> [Aim of the exercise]: In the records below, find the line containing "Recreate this image as a web" and the line containing "- margin.bottom, margin.top]);". Give again exactly those lines and every line between them, omitting the pictures.

───── Given records ─────

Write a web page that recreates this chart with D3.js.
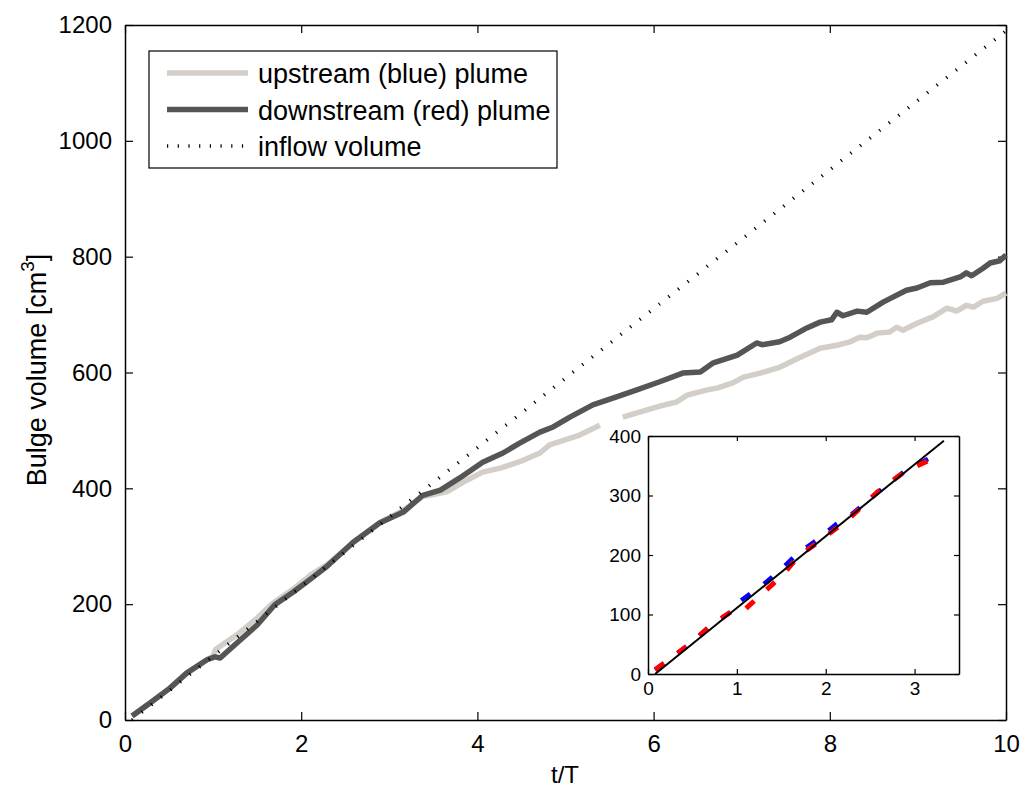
<!DOCTYPE html>
<html>
<head>
<meta charset="utf-8">
<script src="https://cdn.jsdelivr.net/npm/d3@7"></script>
<style>
  body { margin: 0; background: #fff; }
  svg { font-family: "Liberation Sans", Arial, Helvetica, sans-serif; }
</style>
</head>
<body>
<div class="box"></div>
<script>
// DATA
const upT = [0.08, 0.28, 0.51, 0.70, 0.93, 1.0, 1.03, 1.27, 1.50, 1.68, 1.91, 2.12, 2.29, 2.59, 2.89, 3.16, 3.38, 3.46, 3.65, 3.72, 3.88, 4.06, 4.26, 4.48, 4.71, 4.82, 5.16, 5.39, 5.5, 5.65, 5.85, 6.07, 6.26, 6.38, 6.61, 6.72, 6.90, 7.02, 7.21, 7.43, 7.66, 7.89, 8.08, 8.23, 8.34, 8.42, 8.54, 8.68, 8.76, 8.83, 8.99, 9.17, 9.33, 9.44, 9.55, 9.63, 9.74, 9.90, 10.0];
const upV = [7, 29, 55, 81, 104, 110, 122, 147, 176, 202, 226, 252, 268, 306, 341, 362, 386, 388, 394, 400, 414, 428, 435, 446, 461, 475, 492, 509, null, 523, 532, 542, 549, 561, 570, 573, 582, 592, 599, 609, 626, 642, 647, 653, 661, 660, 668, 670, 678, 673, 685, 696, 711, 706, 716, 713, 723, 728, 737];

const downT = [0.08, 0.28, 0.51, 0.70, 0.93, 1.02, 1.08, 1.27, 1.50, 1.70, 1.91, 2.12, 2.29, 2.59, 2.89, 3.16, 3.38, 3.58, 3.80, 4.06, 4.29, 4.48, 4.71, 4.86, 5.05, 5.31, 5.58, 5.81, 6.07, 6.33, 6.53, 6.67, 6.95, 7.17, 7.23, 7.43, 7.55, 7.74, 7.89, 8.02, 8.08, 8.15, 8.31, 8.42, 8.61, 8.87, 8.99, 9.14, 9.29, 9.48, 9.55, 9.61, 9.74, 9.82, 9.93, 10.0];
const downV = [7, 29, 55, 81, 104, 109, 107, 133, 164, 199, 221, 245, 265, 307, 340, 359, 388, 397, 418, 445, 461, 478, 497, 506, 523, 544, 558, 570, 584, 599, 601, 616, 630, 651, 648, 653, 661, 677, 687, 691, 704, 698, 706, 704, 722, 742, 746, 755, 756, 765, 772, 767, 780, 789, 793, 803];

const inflowT = [0.08, 10];
const inflowV = [0, 1190];

const insetInflowT = [0.08, 3.33];
const insetInflowV = [0, 392];

const xTicks = [0, 2, 4, 6, 8, 10];
const yTicks = [0, 200, 400, 600, 800, 1000, 1200];
const insetXTicks = [0, 1, 2, 3];
const insetYTicks = [0, 100, 200, 300, 400];

const legendLabels = ["upstream (blue) plume", "downstream (red) plume", "inflow volume"];

const zip = (ts, vs) => ts.map((t, i) => ({t: t, v: vs[i]}));
const upData = zip(upT, upV);
const downData = zip(downT, downV);
const inflowData = zip(inflowT, inflowV);
const insetInflowData = zip(insetInflowT, insetInflowV);

const LIGHT = "#d3cfc8";
const DARK = "#555555";

const w = 1024, h = 788;
const svg = d3.select(".box").append("svg")
    .attr("width", w)
    .attr("height", h);

// MAIN AXES
const x = d3.scaleLinear().domain([0, 10]).range([125, 1006]);
const y = d3.scaleLinear().domain([0, 1200]).range([720, 25]);
const fmt = d3.format("d");

function styleAxis(g, size) {
    g.attr("font-family", null).attr("font-size", null);
    g.selectAll("path").attr("stroke", "#000").attr("stroke-width", 1.5);
    g.selectAll("line").attr("stroke", "#000").attr("stroke-width", 1.2);
    g.selectAll("text").attr("fill", "#000").style("font-size", size + "px");
}

svg.append("g").attr("transform", "translate(0,720)")
    .call(d3.axisBottom(x).tickValues(xTicks).tickFormat(fmt).tickSizeInner(-8).tickSizeOuter(0).tickPadding(15))
    .call(g => styleAxis(g, 24));
svg.append("g").attr("transform", "translate(0,25)")
    .call(d3.axisTop(x).tickValues(xTicks).tickSizeInner(-8).tickSizeOuter(0).tickFormat(""))
    .call(g => styleAxis(g, 24));
svg.append("g").attr("transform", "translate(125,0)")
    .call(d3.axisLeft(y).tickValues(yTicks).tickFormat(fmt).tickSizeInner(-8).tickSizeOuter(0).tickPadding(13))
    .call(g => styleAxis(g, 24));
svg.append("g").attr("transform", "translate(1006,0)")
    .call(d3.axisRight(y).tickValues(yTicks).tickSizeInner(-8).tickSizeOuter(0).tickFormat(""))
    .call(g => styleAxis(g, 24));

// axis labels
svg.append("text")
    .attr("x", 565).attr("y", 783)
    .attr("text-anchor", "middle")
    .style("font-size", "24px")
    .text("t/T");

const yl = svg.append("text")
    .attr("transform", "translate(46,370) rotate(-90)")
    .attr("text-anchor", "middle")
    .style("font-size", "27px");
yl.append("tspan").text("Bulge volume [cm");
yl.append("tspan").attr("dy", -12).style("font-size", "19px").text("3");
yl.append("tspan").attr("dy", 12).text("]");

// LINES
const line = d3.line()
    .defined(d => d.v != null)
    .x(d => x(d.t))
    .y(d => y(d.v));

svg.append("path").datum(upData)
    .attr("d", line).attr("fill", "none")
    .attr("stroke", LIGHT).attr("stroke-width", 5.5)
    .attr("stroke-linejoin", "round");
svg.append("path").datum(downData)
    .attr("d", line).attr("fill", "none")
    .attr("stroke", DARK).attr("stroke-width", 5.5)
    .attr("stroke-linejoin", "round");
svg.append("path").datum(inflowData)
    .attr("d", line).attr("fill", "none")
    .attr("stroke", "#000").attr("stroke-width", 3.5)
    .attr("stroke-dasharray", "1.2,11");

// LEGEND
const legend = svg.append("g").attr("id", "legend");
legend.append("rect")
    .attr("x", 149).attr("y", 51).attr("width", 408).attr("height", 117)
    .attr("fill", "#fff").attr("stroke", "#000").attr("stroke-width", 1.2);
const legStyles = [
    {stroke: LIGHT, width: 5.5, dash: null},
    {stroke: DARK, width: 5.5, dash: null},
    {stroke: "#000", width: 3.5, dash: "1.2,9.5"}
];
legendLabels.forEach((lab, i) => {
    const yy = 73 + i * 36.5;
    legend.append("line")
        .attr("x1", 167).attr("x2", 248).attr("y1", yy).attr("y2", yy)
        .attr("stroke", legStyles[i].stroke)
        .attr("stroke-width", legStyles[i].width)
        .attr("stroke-dasharray", legStyles[i].dash);
    legend.append("text")
        .attr("x", 258).attr("y", yy + 10)
        .style("font-size", "27px")
        .text(lab);
});

// INSET
const xi = d3.scaleLinear().domain([0, 3.5]).range([648, 959]);
const yi = d3.scaleLinear().domain([0, 400]).range([674, 436]);

const inset = svg.append("g").attr("id", "inset");
inset.append("rect")
    .attr("x", 648).attr("y", 436).attr("width", 311).attr("height", 238)
    .attr("fill", "#fff");

inset.append("g").attr("transform", "translate(0,674)")
    .call(d3.axisBottom(xi).tickValues(insetXTicks).tickFormat(fmt).tickSizeInner(-5).tickSizeOuter(0).tickPadding(8))
    .call(g => styleAxis(g, 19));
inset.append("g").attr("transform", "translate(0,436)")
    .call(d3.axisTop(xi).tickValues(insetXTicks).tickSizeInner(-5).tickSizeOuter(0).tickFormat(""))
    .call(g => styleAxis(g, 19));
inset.append("g").attr("transform", "translate(648,0)")
    .call(d3.axisLeft(yi).tickValues(insetYTicks).tickFormat(fmt).tickSizeInner(-5).tickSizeOuter(0).tickPadding(7))
    .call(g => styleAxis(g, 19));
inset.append("g").attr("transform", "translate(959,0)")
    .call(d3.axisRight(yi).tickValues(insetYTicks).tickSizeInner(-5).tickSizeOuter(0).tickFormat(""))
    .call(g => styleAxis(g, 19));

const lineI = d3.line()
    .defined(d => d.v != null)
    .x(d => xi(d.t))
    .y(d => yi(d.v));

inset.append("path").datum(upData.filter(d => d.t <= 3.35))
    .attr("d", lineI).attr("fill", "none")
    .attr("stroke", "#0000ff").attr("stroke-width", 4.5)
    .attr("stroke-dasharray", "11,17");
inset.append("path").datum(downData.filter(d => d.t <= 3.35))
    .attr("d", lineI).attr("fill", "none")
    .attr("stroke", "#ff0000").attr("stroke-width", 5)
    .attr("stroke-dasharray", "11,17");
inset.append("path").datum(insetInflowData)
    .attr("d", lineI).attr("fill", "none")
    .attr("stroke", "#000").attr("stroke-width", 2);
</script>
</body>
</html>
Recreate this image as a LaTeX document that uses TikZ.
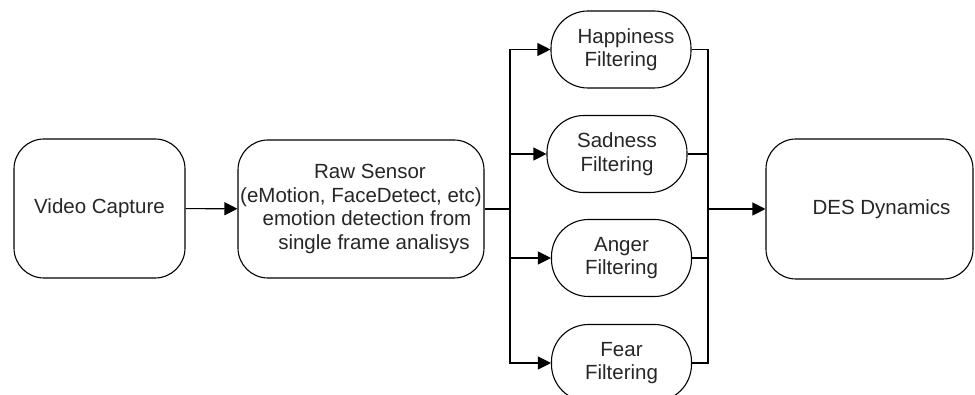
\documentclass[tikz,border=0pt]{standalone}
\usepackage{fontspec}
\setmainfont{Liberation Sans}
\usetikzlibrary{arrows.meta}
\begin{document}
\begin{tikzpicture}[x=1pt,y=-1pt,
  box/.style={draw, line width=1.1pt, rounded corners=30pt, inner sep=0pt, align=center,
    font=\fontsize{20.5}{23.5}\selectfont, text=black!85},
  filt/.style={box, minimum width=140pt, minimum height=77pt, rounded corners=37pt},
  conn/.style={line width=1.1pt},
  arr/.style={conn, -{Triangle[length=13pt,width=13pt]}}]
\clip (0,0) rectangle (975,395);
\useasboundingbox (0,0) rectangle (975,395);
\node[box, minimum width=171pt, minimum height=139pt] (video) at (99.5,208.5) {Video Capture};
\node[box, minimum width=246pt, minimum height=138pt] (raw) at (361,209)
  {\hspace{18pt}Raw Sensor\\(eMotion, FaceDetect, etc)\\\hspace{12pt}emotion detection from\\\hspace{26pt}single frame analisys};
\node[filt] (happy) at (621,49.5) {\hspace{10pt}Happiness\\Filtering};
\node[filt] (sad) at (617,154) {Sadness\\Filtering};
\node[filt] (anger) at (621.5,258) {Anger\\Filtering};
\node[filt] (fear) at (621.5,363) {Fear\\Filtering};
\node[box, minimum width=207pt, minimum height=140pt] (des) at (869.5,209) {\hspace{24pt}DES Dynamics};
\coordinate (bl) at (510,209);
\coordinate (br) at (708,209);
\draw[arr] (video) -- (raw);
\draw[conn] (raw.east) -- (bl);
\draw[arr] (bl) |- (happy.west);
\draw[arr] (bl) |- (sad.west);
\draw[arr] (bl) |- (anger.west);
\draw[arr] (bl) |- (fear.west);
\draw[conn] (happy.east) -| (br);
\draw[conn] (sad.east) -| (br);
\draw[conn] (anger.east) -| (br);
\draw[conn] (fear.east) -| (br);
\draw[arr] (br) -- (des.west);
\end{tikzpicture}
\end{document}
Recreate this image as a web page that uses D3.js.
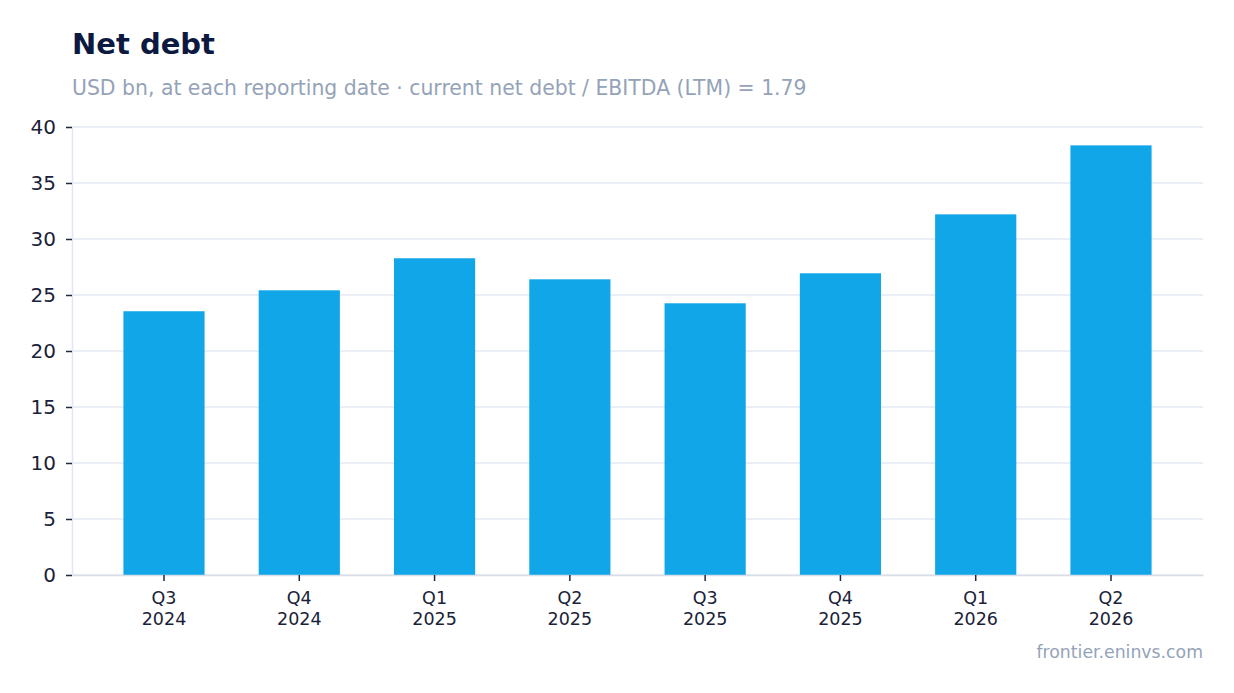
<!DOCTYPE html>
<html>
<head>
<meta charset="utf-8">
<script src="https://cdn.jsdelivr.net/npm/d3@7"></script>
<style>
  body { margin: 0; background: #fff; }
  svg, svg text { font-family: "DejaVu Sans", sans-serif; }
</style>
</head>
<body>
<div class="chart"></div>
<script>
// data
const quarters = ["Q3", "Q4", "Q1", "Q2", "Q3", "Q4", "Q1", "Q2"];
const years = ["2024", "2024", "2025", "2025", "2025", "2025", "2026", "2026"];
const netDebt = [23.55, 25.42, 28.28, 26.4, 24.26, 26.94, 32.2, 38.36];
const yTicks = [0, 5, 10, 15, 20, 25, 30, 35, 40];

const width = 1234, height = 693;
const margin = {top: 127, right: 31, bottom: 118, left: 72};
const keys = quarters.map((q, i) => i);

const svg = d3.select(".chart").append("svg")
    .attr("width", width)
    .attr("height", height);

const x = d3.scaleBand()
    .domain(keys)
    .range([margin.left, width - margin.right])
    .paddingInner(0.4)
    .paddingOuter(0.38);

const y = d3.scaleLinear()
    .domain([0, 40])
    .range([height - margin.bottom, margin.top]);

// title + subtitle
svg.append("text")
    .attr("x", 72).attr("y", 54)
    .attr("fill", "#0c1a3f")
    .style("font-size", "29px").style("font-weight", "bold")
    .text("Net debt");
svg.append("text")
    .attr("x", 72).attr("y", 95)
    .attr("fill", "#94a3b8")
    .style("font-size", "20.4px")
    .text("USD bn, at each reporting date · current net debt / EBITDA (LTM) = 1.79");

// grid
svg.append("g")
  .selectAll("line")
  .data(yTicks)
  .join("line")
    .attr("x1", margin.left).attr("x2", width - margin.right)
    .attr("y1", d => y(d)).attr("y2", d => y(d))
    .attr("stroke", "#e5e9f0").attr("stroke-width", 1.5);

// bars
svg.append("g")
  .selectAll("rect")
  .data(netDebt)
  .join("rect")
    .attr("x", (d, i) => x(i))
    .attr("width", x.bandwidth())
    .attr("y", d => y(d))
    .attr("height", d => y(0) - y(d))
    .attr("fill", "#10a6e8");

// y axis
const yAxis = svg.append("g")
    .attr("transform", `translate(${margin.left},0)`)
    .call(d3.axisLeft(y).tickValues(yTicks).tickSize(6).tickPadding(10));
yAxis.attr("font-family", null);
yAxis.select(".domain").attr("stroke", "#e2e8f0").attr("stroke-width", 1.5);
yAxis.selectAll(".tick line").attr("stroke", "#1e293b").attr("stroke-width", 1.5);
yAxis.selectAll(".tick text").attr("fill", "#1a2238").style("font-size", "20px");

// x axis
const xAxis = svg.append("g")
    .attr("transform", `translate(0,${y(0)})`)
    .call(d3.axisBottom(x).tickSize(6).tickSizeOuter(0).tickFormat(() => ""));
xAxis.attr("font-family", null);
xAxis.select(".domain").attr("stroke", "#d9dee8").attr("stroke-width", 1.5);
xAxis.selectAll(".tick line").attr("stroke", "#1e293b").attr("stroke-width", 1.5);
xAxis.selectAll(".tick text").remove();
xAxis.selectAll(".tick").append("text")
    .attr("fill", "#1a2238")
    .attr("text-anchor", "middle")
    .style("font-size", "17.5px")
    .each(function(i) {
      const t = d3.select(this);
      t.append("tspan").attr("x", 0).attr("y", 29).text(quarters[i]);
      t.append("tspan").attr("x", 0).attr("y", 50).text(years[i]);
    });

// source
svg.append("text")
    .attr("x", width - margin.right).attr("y", 658)
    .attr("text-anchor", "end")
    .attr("fill", "#94a3b8")
    .style("font-size", "17.3px")
    .text("frontier.eninvs.com");
</script>
</body>
</html>
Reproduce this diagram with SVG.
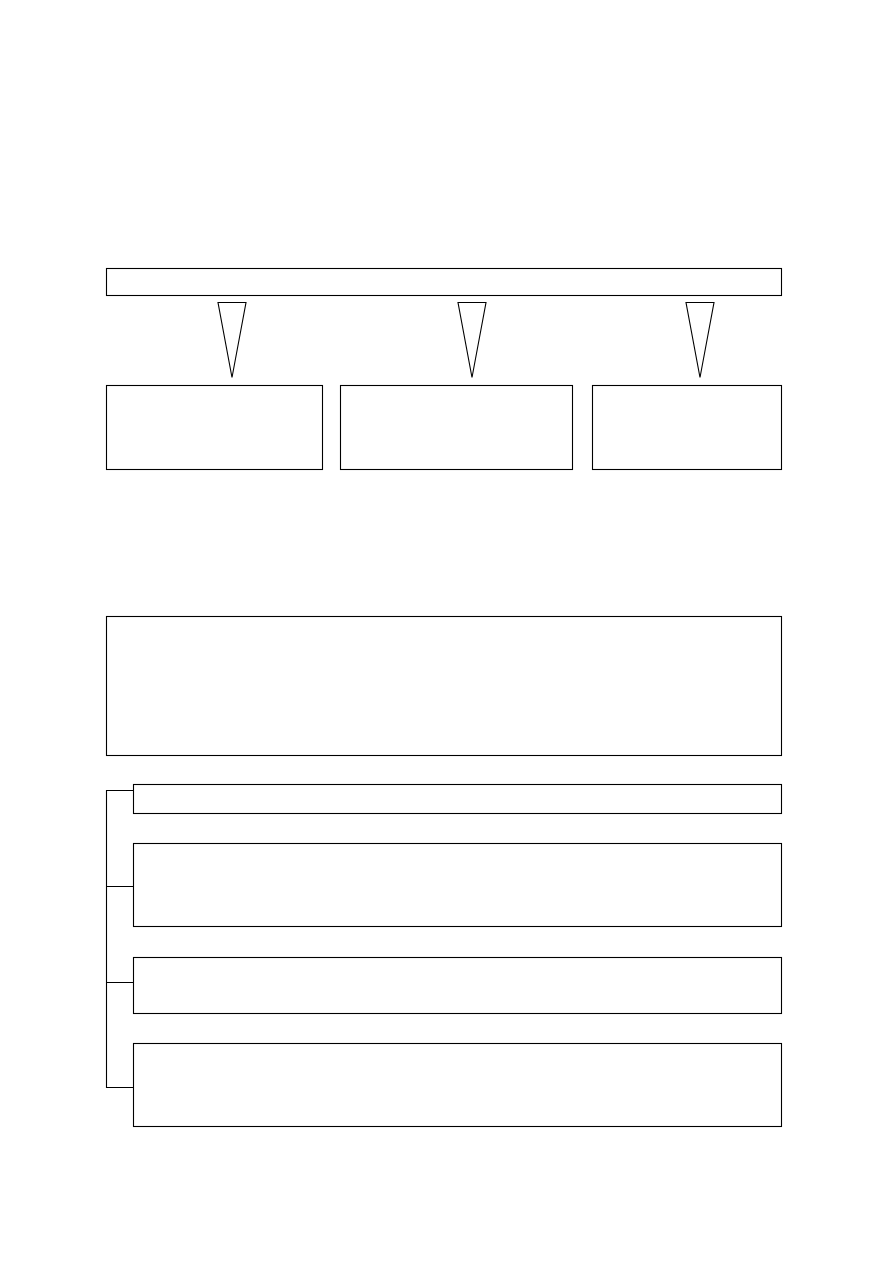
<svg xmlns="http://www.w3.org/2000/svg" width="893" height="1263" viewBox="0 0 893 1263">
<style>
.n{fill:#fff;stroke:#000;stroke-width:1.1}
.c{fill:none;stroke:#000;stroke-width:1.1}
.t{fill:#fff;stroke:#000;stroke-width:1.1;stroke-linejoin:miter}
</style>
<rect width="893" height="1263" fill="#fff"/>
<g id="top-bar"><rect class="n" x="106.5" y="268.5" width="675" height="27"/></g>
<g id="box-1"><rect class="n" x="106.5" y="385.5" width="216" height="84"/></g>
<g id="box-2"><rect class="n" x="340.5" y="385.5" width="232" height="84"/></g>
<g id="box-3"><rect class="n" x="592.5" y="385.5" width="189" height="84"/></g>
<g id="big-box"><rect class="n" x="106.5" y="616.5" width="675" height="139"/></g>
<g id="item-1"><rect class="n" x="133.5" y="784.5" width="648" height="29"/></g>
<g id="item-2"><rect class="n" x="133.5" y="843.5" width="648" height="83"/></g>
<g id="item-3"><rect class="n" x="133.5" y="957.5" width="648" height="56"/></g>
<g id="item-4"><rect class="n" x="133.5" y="1043.5" width="648" height="83"/></g>
<g id="connectors">
<polygon class="t" points="218,302.5 246,302.5 232,377.5"/>
<polygon class="t" points="458,302.5 486,302.5 472,377.5"/>
<polygon class="t" points="686,302.5 714,302.5 700,377.5"/>
<path class="c" d="M133.5,790.5 H106.5 V1087.5 H133.5 M106.5,886.5 H133.5 M106.5,982.5 H133.5"/>
</g>
</svg>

─────

> [Written response]:
Recreate this image as a web page that uses D3.js.
<!DOCTYPE html>
<html>
<head>
<meta charset="utf-8">
<script src="https://cdn.jsdelivr.net/npm/d3@7"></script>
<style>
  body { margin: 0; background: #fff; }
  svg, svg text { font-family: "DejaVu Sans", sans-serif; }
</style>
</head>
<body>
<div class="chart"></div>
<script>
// data
const quarters = ["Q3", "Q4", "Q1", "Q2", "Q3", "Q4", "Q1", "Q2"];
const years = ["2024", "2024", "2025", "2025", "2025", "2025", "2026", "2026"];
const netDebt = [23.55, 25.42, 28.28, 26.4, 24.26, 26.94, 32.2, 38.36];
const yTicks = [0, 5, 10, 15, 20, 25, 30, 35, 40];

const width = 1234, height = 693;
const margin = {top: 127, right: 31, bottom: 118, left: 72};
const keys = quarters.map((q, i) => i);

const svg = d3.select(".chart").append("svg")
    .attr("width", width)
    .attr("height", height);

const x = d3.scaleBand()
    .domain(keys)
    .range([margin.left, width - margin.right])
    .paddingInner(0.4)
    .paddingOuter(0.38);

const y = d3.scaleLinear()
    .domain([0, 40])
    .range([height - margin.bottom, margin.top]);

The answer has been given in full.